Overriding the default error handling
We recommend to always provide error handling callbacks explicitly. There are two main directions to optimize for:
-
A) Optimize for never stopping the training process, even at the cost of some data not appearing in Neptune.
In this case, we recommend setting all callbacks to something like:
def _my_callback(exc: BaseException, ts: Optional[float]) -> None:
logger.warning(f"Encountered {exc} error") -
B) Optimize for data correctness or completeness, even at the cost of stopping the training process.
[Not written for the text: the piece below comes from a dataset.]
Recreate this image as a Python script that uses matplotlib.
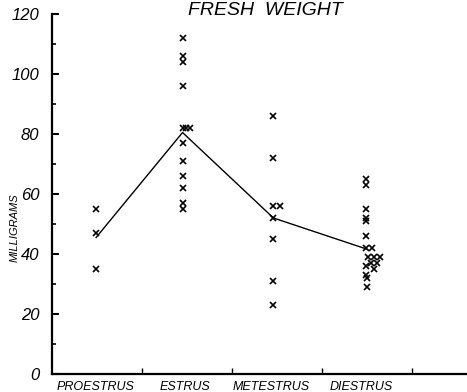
import numpy as np
import matplotlib
matplotlib.use('Agg')
import matplotlib.pyplot as plt
from matplotlib.ticker import MultipleLocator

# ─────────────────────────────────────────────
# DATA
# ─────────────────────────────────────────────
stages = ['PROESTRUS', 'ESTRUS', 'METESTRUS', 'DIESTRUS']
stage_pos = [0.49, 1.45, 2.46, 3.49]
mean_values = [45.5, 80.5, 52.0, 41.7]
y_ticks = [0, 20, 40, 60, 80, 100, 120]

proestrus = [55, 47, 35]
proestrus_dx = [0, 0, 0]

estrus = [112, 106, 104, 96, 82, 82, 82, 77, 71, 66, 62, 57, 55]
estrus_dx = [0, 0, 0, 0, 0, 0.04, 0.08, 0, 0, 0, 0, 0, 0]

metestrus = [86, 72, 56, 56, 52, 45, 31, 23]
metestrus_dx = [0, 0, 0, 0.07, 0, 0, 0, 0]

diestrus = [65, 63, 55, 52, 51, 46, 42, 42, 39, 39, 39, 37, 37, 36, 35, 33, 32, 29]
diestrus_dx = [0, 0, 0, 0, 0, 0, 0, 0.07, 0.02, 0.09, 0.15, 0.05, 0.12, 0.0, 0.09, 0, 0.01, 0.01]

groups = [(proestrus, proestrus_dx), (estrus, estrus_dx),
          (metestrus, metestrus_dx), (diestrus, diestrus_dx)]

# ─────────────────────────────────────────────
# PLOT
# ─────────────────────────────────────────────
plt.rcParams['font.family'] = ['Liberation Sans', 'DejaVu Sans']

fig = plt.figure(figsize=(4.67, 3.92), dpi=100)
ax = fig.add_axes([52 / 467, 18 / 392, 1 - 52 / 467, 360 / 392])

for pos, (vals, dx) in zip(stage_pos, groups):
    xs = [pos + d for d in dx]
    ax.plot(xs, vals, linestyle='none', marker='x', color='black',
            markersize=4, markeredgewidth=1.2)

ax.plot(stage_pos, mean_values, color='black', linewidth=1.0)

ax.set_xlim(0, 4.61)
ax.set_ylim(0, 120)

for s in ['top', 'right']:
    ax.spines[s].set_visible(False)
ax.spines['left'].set_linewidth(1.6)
ax.spines['bottom'].set_linewidth(1.6)

ax.set_yticks(y_ticks)
ax.yaxis.set_minor_locator(MultipleLocator(10))
ax.tick_params(axis='y', which='major', direction='in', length=5, width=1.5,
               pad=9, labelsize=12)
ax.tick_params(axis='y', which='minor', direction='in', length=3, width=1.2)

ax.set_xticks([1, 2, 3, 4])
ax.set_xticklabels([])
ax.tick_params(axis='x', which='major', direction='in', length=4, width=1.0)

for pos, name in zip([0.48, 1.48, 2.44, 3.43], stages):
    ax.text(pos, -2.5, name, ha='center', va='top', fontsize=9,
            fontstyle='italic', clip_on=False)

fig.text(15 / 467, 1 - 228 / 392, 'MILLIGRAMS', rotation=90, ha='center',
         va='center', fontsize=8, fontstyle='italic')
fig.text(265 / 467, 1 - 15 / 392, 'FRESH  WEIGHT', ha='center', va='baseline',
         fontsize=14, fontstyle='italic')

# italic tick labels (set after a draw so every tick exists)
fig.canvas.draw()
for lbl in ax.get_yticklabels():
    lbl.set_fontstyle('italic')

fig.savefig('out.png', dpi=100)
This scenario is more complex and requires handling exceptions on case-by-case basis.
Example
def _my_callback(exc: BaseException, ts: Optional[float]) -> None:
if isinstance(exc, NeptuneSynchronizationStopped):
# The process synchronizing logged data to Neptune exited
run.terminate()
elif isinstance(exc, NeptuneFloatValueNanInfUnsupported):
# We're trying to log NaN/Inf, which is currently not supported
logger.warning(f"Failed to log NaN/Inf metric value")
...
else:
run.terminate()
For the full set of possible exceptions, see the source code on GitHub.